The 2007 annual report from Kuala Lumpur City Corporation stated "As part of the Group’s process to clearly define its strategic focus, the Group has undergone a restructuring exercise to reorganise its business activities into two main segments, namely serviced apartments and serviced offices. These would be the dual thrusts of the Group to achieve efficient, effective and sustainable foundation of growth as it embarks on a journey to become a regional corporate player". In September 2007, Nomad Space Sdn Bhd was incorporated as the owner, manager and operator of the Group’s serviced office business and with effect from 18 April 2008 the listed company Kuala Lumpur City Corporation was no more and officially re-branded and trading on the stock exchange as The Nomad.
I liked the branding and I liked the decisive and focused nature of the move. Between 2007 - 2009 The Nomad were entering major transactions of office and hotel space in several countries and in retrospect were way ahead of their time.
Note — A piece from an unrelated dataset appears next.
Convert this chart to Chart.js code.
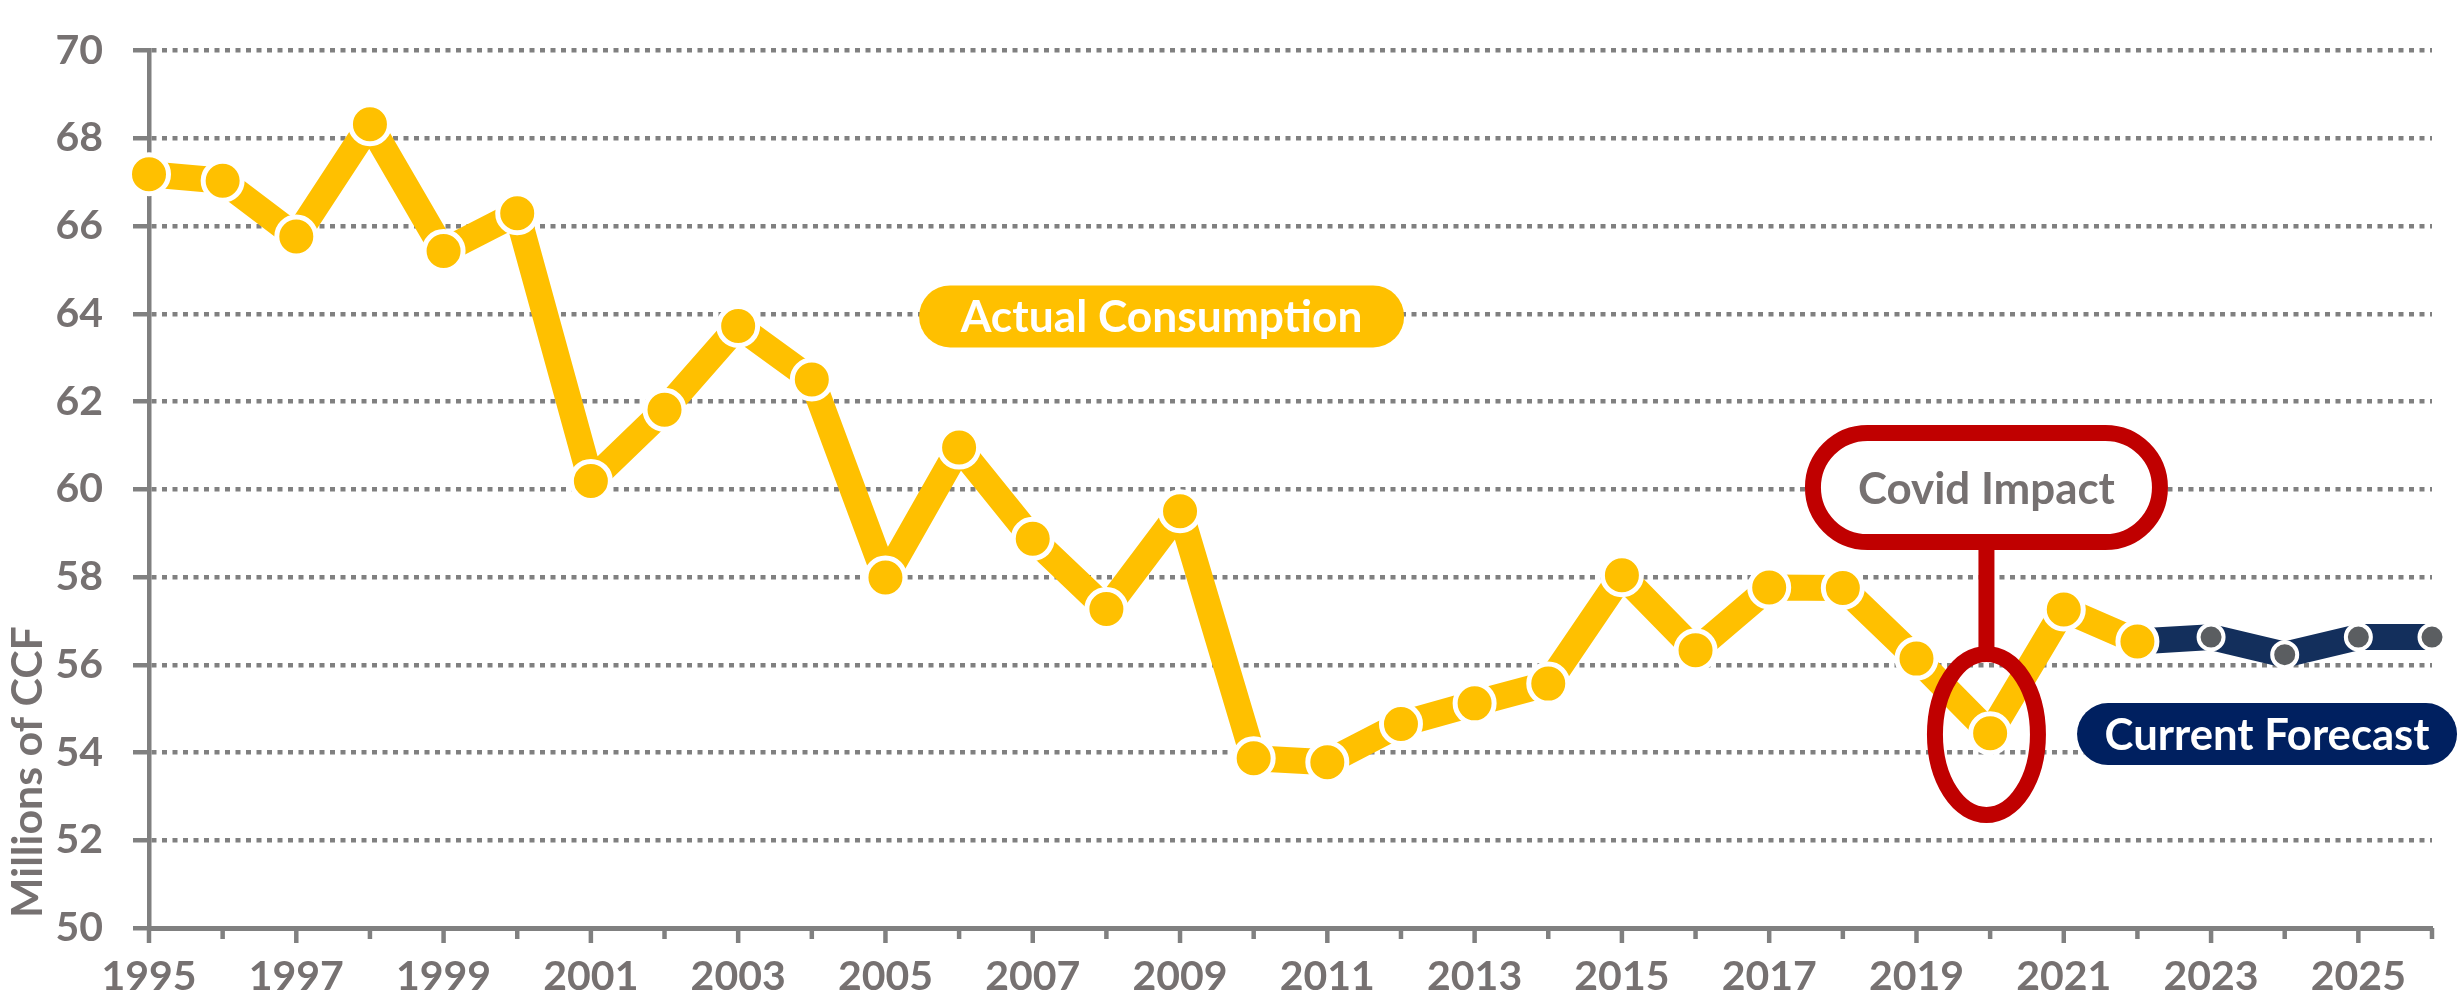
<!DOCTYPE html>
<html>
<head>
<meta charset="utf-8">
<script src="https://cdn.jsdelivr.net/npm/chart.js@4.4.1/dist/chart.umd.min.js"></script>
<style>
  html, body { margin: 0; padding: 0; background: #ffffff; }
  #wrap { width: 2458px; height: 1003px; position: relative; }
  canvas { display: block; }
</style>
</head>
<body>
<div id="wrap"><canvas id="c" width="2458" height="1003"></canvas></div>
<script>
// ---------------- DATA ----------------
const years = [1995, 1996, 1997, 1998, 1999, 2000, 2001, 2002, 2003, 2004,
               2005, 2006, 2007, 2008, 2009, 2010, 2011, 2012, 2013, 2014,
               2015, 2016, 2017, 2018, 2019, 2020, 2021, 2022, 2023, 2024,
               2025, 2026];

const actualConsumption = [67.18, 67.03, 65.76, 68.32, 65.43, 66.29, 60.19, 61.81, 63.72, 62.50,
                           57.99, 60.95, 58.87, 57.27, 59.50, 53.87, 53.78, 54.65, 55.12, 55.57,
                           58.04, 56.33, 57.76, 57.75, 56.14, 54.44, 57.26, 56.53, null, null,
                           null, null];

const currentForecast = [null, null, null, null, null, null, null, null, null, null,
                         null, null, null, null, null, null, null, null, null, null,
                         null, null, null, null, null, null, null, 56.53, 56.63, 56.23,
                         56.63, 56.63];

const xTickLabels = ['1995', '1997', '1999', '2001', '2003', '2005', '2007', '2009',
                     '2011', '2013', '2015', '2017', '2019', '2021', '2023', '2025'];
const yTickValues = [50, 52, 54, 56, 58, 60, 62, 64, 66, 68, 70];

const yAxisTitle = 'Millions of CCF';
const labelActual = 'Actual Consumption';
const labelForecast = 'Current Forecast';
const labelCovid = 'Covid Impact';
// annotation anchors in data coordinates
const actualLabelAt = [2008.75, 63.94];
const forecastLabelAt = [2023.76, 54.42];
const covidBoxAt = [2019.95, 60.04];
const covidRingAt = [2019.95, 54.41];

// ---------------- STYLE ----------------
const FONT = 'Lato, "Open Sans", sans-serif';
const GREY_TEXT = '#767171';
const AXIS_GREY = '#808080';
const YELLOW = '#FFC000';
const NAVY_LINE = '#132F5C';
const NAVY = '#002060';
const RED = '#C00000';

const toXY = (vals) => years.map((yr, i) => ({ x: yr, y: vals[i] }));

function stadium(ctx, cx, cy, w, h) {
  const r = h / 2;
  const x0 = cx - w / 2, x1 = cx + w / 2, y0 = cy - h / 2, y1 = cy + h / 2;
  ctx.beginPath();
  ctx.moveTo(x0 + r, y0);
  ctx.lineTo(x1 - r, y0);
  ctx.arc(x1 - r, cy, r, -Math.PI / 2, Math.PI / 2);
  ctx.lineTo(x0 + r, y1);
  ctx.arc(x0 + r, cy, r, Math.PI / 2, Math.PI * 1.5);
  ctx.closePath();
}

function fitText(ctx, text, targetWidth) {
  ctx.font = 'bold 40px ' + FONT;
  const w = ctx.measureText(text).width;
  const size = 40 * targetWidth / w;
  ctx.font = 'bold ' + size.toFixed(2) + 'px ' + FONT;
  return ctx.measureText('H').actualBoundingBoxAscent;
}

function drawCenteredText(ctx, text, cx, cy, targetWidth, color) {
  const cap = fitText(ctx, text, targetWidth);
  ctx.fillStyle = color;
  ctx.textAlign = 'center';
  ctx.textBaseline = 'alphabetic';
  ctx.fillText(text, cx, cy + cap / 2);
}

const xTicksPlugin = {
  id: 'xTicks',
  afterDraw(chart) {
    const { ctx, scales: { x, y } } = chart;
    ctx.save();
    ctx.strokeStyle = AXIS_GREY;
    ctx.lineWidth = 4.5;
    years.forEach((yr) => {
      const px = x.getPixelForValue(yr);
      const len = xTickLabels.includes(String(yr)) ? 15 : 11;
      ctx.beginPath();
      ctx.moveTo(px, x.top);
      ctx.lineTo(px, x.top + len);
      ctx.stroke();
    });
    // y axis title, rotated, anchored to the bottom of the value axis
    const cap = fitText(ctx, yAxisTitle, 292);
    ctx.translate(26, y.bottom - 10);
    ctx.rotate(-Math.PI / 2);
    ctx.fillStyle = GREY_TEXT;
    ctx.textAlign = 'left';
    ctx.textBaseline = 'alphabetic';
    ctx.fillText(yAxisTitle, 0, cap / 2);
    ctx.restore();
  }
};

const annotationPlugin = {
  id: 'annotations',
  afterDatasetsDraw(chart) {
    const { ctx, scales: { x, y } } = chart;
    ctx.save();

    // Actual Consumption pill
    let cx = x.getPixelForValue(actualLabelAt[0]);
    let cy = y.getPixelForValue(actualLabelAt[1]);
    stadium(ctx, cx, cy, 485, 62);
    ctx.fillStyle = YELLOW;
    ctx.fill();
    drawCenteredText(ctx, labelActual, cx, cy, 402, '#FFFFFF');

    // Current Forecast pill
    cx = x.getPixelForValue(forecastLabelAt[0]);
    cy = y.getPixelForValue(forecastLabelAt[1]);
    stadium(ctx, cx, cy, 380, 62);
    ctx.fillStyle = NAVY;
    ctx.fill();
    drawCenteredText(ctx, labelForecast, cx, cy, 325, '#FFFFFF');

    // Covid callout
    const bx = x.getPixelForValue(covidBoxAt[0]);
    const by = y.getPixelForValue(covidBoxAt[1]);
    const ex = x.getPixelForValue(covidRingAt[0]);
    const ey = y.getPixelForValue(covidRingAt[1]);
    const ringRx = 51.5, ringRy = 80.5, boxW = 347, boxH = 109;

    ctx.strokeStyle = RED;
    ctx.lineWidth = 16;
    ctx.beginPath();
    ctx.moveTo(bx, by + boxH / 2);
    ctx.lineTo(bx, ey - ringRy);
    ctx.stroke();
    ctx.beginPath();
    ctx.ellipse(ex, ey, ringRx, ringRy, 0, 0, Math.PI * 2);
    ctx.stroke();
    stadium(ctx, bx, by, boxW, boxH);
    ctx.fillStyle = '#FFFFFF';
    ctx.fill();
    ctx.stroke();
    drawCenteredText(ctx, labelCovid, bx, by + 1, 257, GREY_TEXT);

    ctx.restore();
  }
};

const tickFont = { family: FONT, size: 41, weight: 'bold', lineHeight: 1.2 };

new Chart(document.getElementById('c'), {
  type: 'line',
  data: {
    datasets: [
      {
        label: labelActual,
        data: toXY(actualConsumption),
        borderColor: YELLOW,
        backgroundColor: YELLOW,
        borderWidth: 26,
        borderJoinStyle: 'round',
        pointRadius: 19.5,
        pointBorderWidth: 5,
        pointBorderColor: '#FFFFFF',
        pointBackgroundColor: YELLOW,
        pointHoverRadius: 19.5,
        clip: false,
        tension: 0
      },
      {
        label: labelForecast,
        data: toXY(currentForecast),
        borderColor: NAVY_LINE,
        backgroundColor: NAVY_LINE,
        borderWidth: 26,
        borderJoinStyle: 'round',
        pointRadius: 12.5,
        pointBorderWidth: 4,
        pointBorderColor: '#FFFFFF',
        pointBackgroundColor: '#5B5E61',
        pointHoverRadius: 12.5,
        clip: false,
        tension: 0
      }
    ]
  },
  options: {
    responsive: false,
    devicePixelRatio: 1,
    animation: false,
    events: [],
    layout: { padding: { top: 23, right: 26, bottom: 0, left: 0 } },
    plugins: {
      legend: { display: false },
      tooltip: { enabled: false },
      title: { display: false }
    },
    scales: {
      x: {
        type: 'linear',
        min: years[0],
        max: years[years.length - 1],
        afterFit(scale) { scale.height = 75; },
        afterBuildTicks(scale) { scale.ticks = years.map(v => ({ value: v })); },
        ticks: {
          stepSize: 1,
          autoSkip: false,
          maxRotation: 0,
          minRotation: 0,
          maxTicksLimit: 100,
          padding: 9,
          color: GREY_TEXT,
          font: tickFont,
          callback: (v) => xTickLabels.includes(String(v)) ? String(v) : ''
        },
        grid: {
          display: true,
          drawOnChartArea: false,
          drawTicks: true,
          tickLength: 15,
          tickColor: 'rgba(0,0,0,0)'
        },
        border: { display: true, color: AXIS_GREY, width: 5 }
      },
      y: {
        type: 'linear',
        min: yTickValues[0],
        max: yTickValues[yTickValues.length - 1],
        afterFit(scale) { scale.width = 149; },
        afterBuildTicks(scale) { scale.ticks = yTickValues.map(v => ({ value: v })); },
        ticks: {
          stepSize: 2,
          padding: 30,
          color: GREY_TEXT,
          font: { family: FONT, size: 41, weight: 'bold', lineHeight: 1.0 },
          callback: (v) => String(v)
        },
        grid: {
          color: (c) => (c.tick && c.tick.value === yTickValues[0]) ? 'rgba(0,0,0,0)' : AXIS_GREY,
          lineWidth: 4.5,
          tickBorderDash: [],
          tickColor: AXIS_GREY,
          tickWidth: 4.5,
          tickLength: 16
        },
        border: { display: true, color: AXIS_GREY, width: 4.5, dash: [5, 5.5] },
        title: { display: false }
      }
    }
  },
  plugins: [xTicksPlugin, annotationPlugin]
});
</script>
</body>
</html>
The 2007 annual report reads like it might have been penned by the founders of We Work when it states the serviced offices are "Designed to meet the lifestyle needs of mobile professionals and global corporate warriors of the 21st century"
- this was spot on and considering We Work was still 3 years away from being formed The Nomad had a major head start. So what went wrong and what can be learned?
The Global financial crisis that began in 2007-2008 had a delayed effect on Malaysia and hit hard only in 2009-2010. I'm sure this didn't help but let's go back a bit further in time. Ray Oldenburg is the author of influential book The Great Good Place many years before, describing the importance of community building and the role and aesthetics of third spaces separate from the two usual social environments of home ("first place") and the office ("second place"). Maybe The Nomad was too much like a normal office with normal receptionist and didn't live up to it's bold brand and vision. The Nomad had good occupiers at times (e.g. Shell) but certainly no sense of community nurtured by a caring and sharing community manager.
About 15 years after the publication of Ray Oldenburg's book, Brad Neuberg used the term "coworking" to describe the workspace he had created in San Francisco for a few self employed tech startups. This was in about 2005 and the launch of We Work in 2010 and constant media attention on the subject since is well known.
It may come as no surprise then that the serviced office company Nomad Space threw in the towel in 2014 and did a deal with Regus Asia Pacific Management Ltd, disposing of the assets and business of the multi national serviced office company for GBP 4.25 mil - a far cry from the reported valuation of We Work which is in the $Billions!
The ultimate lesson I feel is that any business in any sector should be as adaptable and agile as possible and move decisively with the times in order to grow. Coworking spaces are therefore set to grow to a massive scale globally to meet the demand for agile working and it's a shame The Nomad is not among the household names.